Nehmen wir an, ich kaufe Kartoffeln, um aus ihnen Schnaps herzustellen. Ich bezahle die Kartoffeln erst, nachdem ich den Schnaps erzeugt, aber ehe ich den Schnaps verkauft. Wäre es nun nicht lächerlich, wenn ich behaupten würde, ich schösse dem Landmann den Preis seiner Kartoffeln vor, weil ich diese bezahlt, ehe ich den Schnaps verkauft? Nein, der Landmann kreditirt mir vielmehr den Preis seiner Kartoffeln, bis ich aus ihnen Schnaps erzeugt. Wenn ich sage, ich zahle baar, so sage ich damit, daß ich die Waare bezahle, sobald ich sie kaufe. Die Kaufleute würden sich sehr über die ökonomische Weisheit wundern, die behauptete, daß Derjenige, der ihre Waaren erst bezahlt, nachdem er sie verbraucht, nicht nur baar zahle, sondern ihnen sogar das Geld vorschieße. Den Arbeitern aber wagen die Vulgärökonomen dergleichen Unsinn immer noch vorzuschwätzen. Wenn den Arbeitern ihre Waare Arbeitskraft gegen baar abgenommen würde, müßte sie in dem Augenblick bezahlt werden, wo sie in den Besitz des Kapitalisten übergeht, also am Beginn jeder Woche, nicht an ihrem Ende. Bei dem heutigen System der Bezahlung riskiren nicht nur die Arbeiter ihren Lohn, sie sind auch gezwungen, auf Borg zu leben und deswegen alle Verfälschungen und Verschlechterungen der Lebensmittel durch die Zwischenhändler ruhig über sich ergehen zu lassen. Je länger die Periode der Lohnzahlung, desto schlimmer sind die Arbeiter daran. Eine vierzehntägige oder gar monatliche Lohnzahlung ist eine der drückendsten Lasten für den Lohnarbeiter.
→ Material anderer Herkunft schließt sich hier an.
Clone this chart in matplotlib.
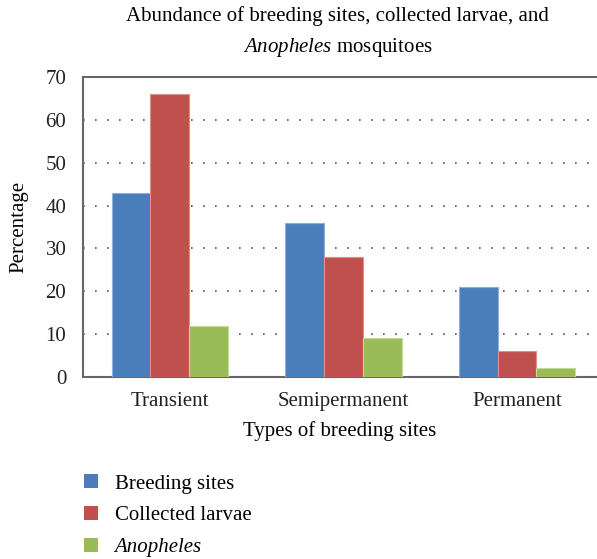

Wie immer aber auch das System der Lohnzahlung sein möge, stets stehen Arbeiter und Kapitalist einander unter normalen Verhältnissen gegenüber wie zwei Waarenbesitzer, die gleiche Werthe gegenseitig austauschen. Das Kapital bewegt sich jetzt nicht mehr im Widerspruch gegen die Gesetze der Waarenzirkulation, sondern auf Grund dieser Gesetze. Arbeiter und Kapitalist stehen sich als Waarenbesitzer, also als freie und gleiche von einander persönlich unabhängige Personen gegenüber; sie gehören als solche zur selben Klasse, sie sind Brüder. Arbeiter und Kapitalist tauschen gleiche Werthe gegen einander aus: das Reich der Gerechtigkeit, der Freiheit, Gleichheit und Brüderlichkeit scheint also mit der Herrschaft des Lohnsystems angebrochen, das tausendjährige Reich des Glückes und Friedens. Der Jammer der Knechtschaft und der Tyrannei, der Ausbeutung und des Faustrechts liegt hinter uns.
So verkünden uns die gelehrten Vertreter der Interessen des Kapitals.